Date of Award
Fall 2022
Document Type
Dissertation
Degree Name
Doctor of Philosophy (PhD)
Department
Mathematical and Statistical Sciences
Program
Computational Mathematical and Statistical Sciences
First Advisor
Hamilton, Sarah
Second Advisor
Rowe, Daniel B.
Third Advisor
Clough, Anne V.
Abstract
This thesis addresses the electrical impedance tomography (EIT) image reconstruction problem where samples may have irregular discretizations and presents two, new, learned reconstruction algorithms which leverage a graph framework. These new frameworks consider the irregular, non-uniform data as a graph thus allowing graph neural networks to be applied directly to the data defined over irregular meshes.
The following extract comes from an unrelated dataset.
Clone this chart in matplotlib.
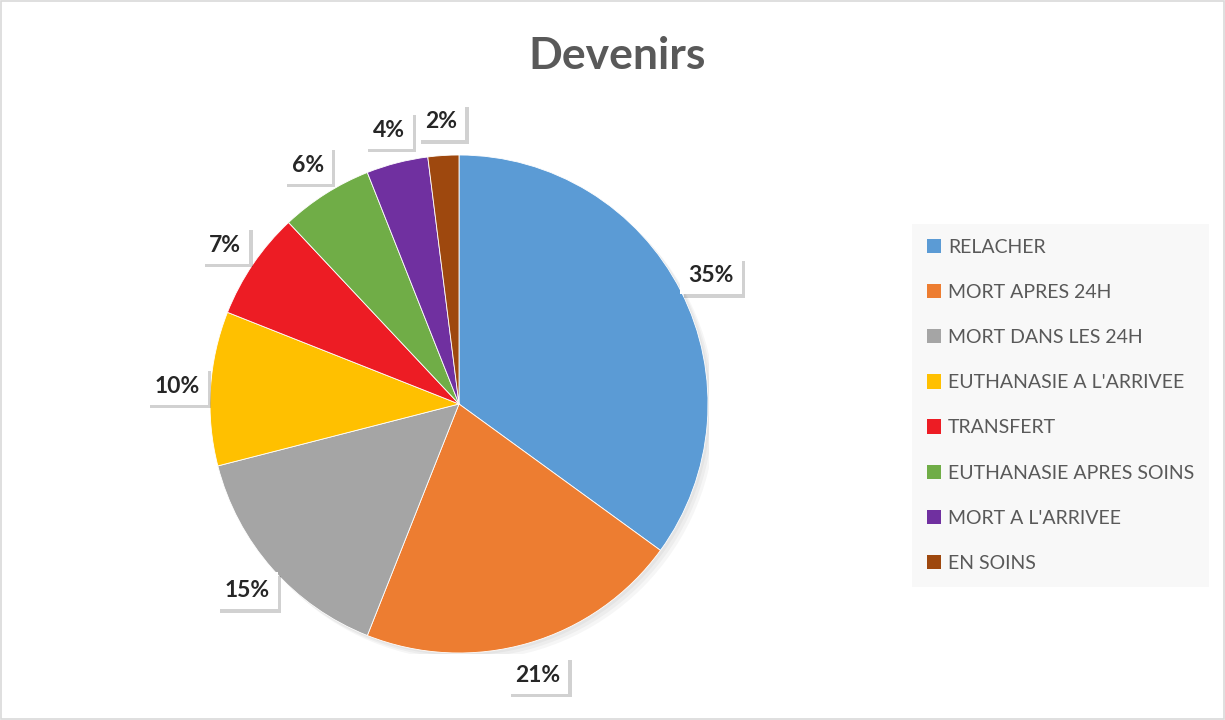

Currently in imaging, convolutional neural networks are used most frequently in learned methods because they are spatially invariant and have the ability to leverage localized information. In addition, many images are represented by rows and columns of uniformly sized pixels which can easily be used as input or output to a convolutional network. When images do not exist in a pixel grid format and are instead defined over an irregular grid or mesh, an embedding, or interpolation, step must precede the convolution operation. Instead, the graph framework presented in this thesis allows the irregular data to be used directly as input to a graph neural network which has many of the same benefits as convolutional neural networks. A model-based, learned image reconstruction method on graphs and a post-processing graph variant of the U-net architecture are developed here. The model-based method integrates graph neural networks directly into each iteration of an iterative algorithm and has a Gauss-Newton-like feel. The post-processing network replaces the convolutional, transpose convolutional, and max pool layers of the traditional U-net with graph variants such that the entire network no longer requires regular pixel grids. Both methods are demonstrated using the application of EIT but may be flexible to other inverse problems utilizing discretized meshes. The graph methods were shown to require about one quarter of the inference time and produce equal or superior reconstructions when compared to baseline, non-learned methods across a variety of simulated and experimental test cases. In addition, the graph methods performed similarly to convolutional neural network alternatives. These results and the demonstrated flexibility of the graph frameworks in general are encouraging for the outlook of their use on other inverse problems where the samples can more easily be represented as graph data than as uniform pixel grids.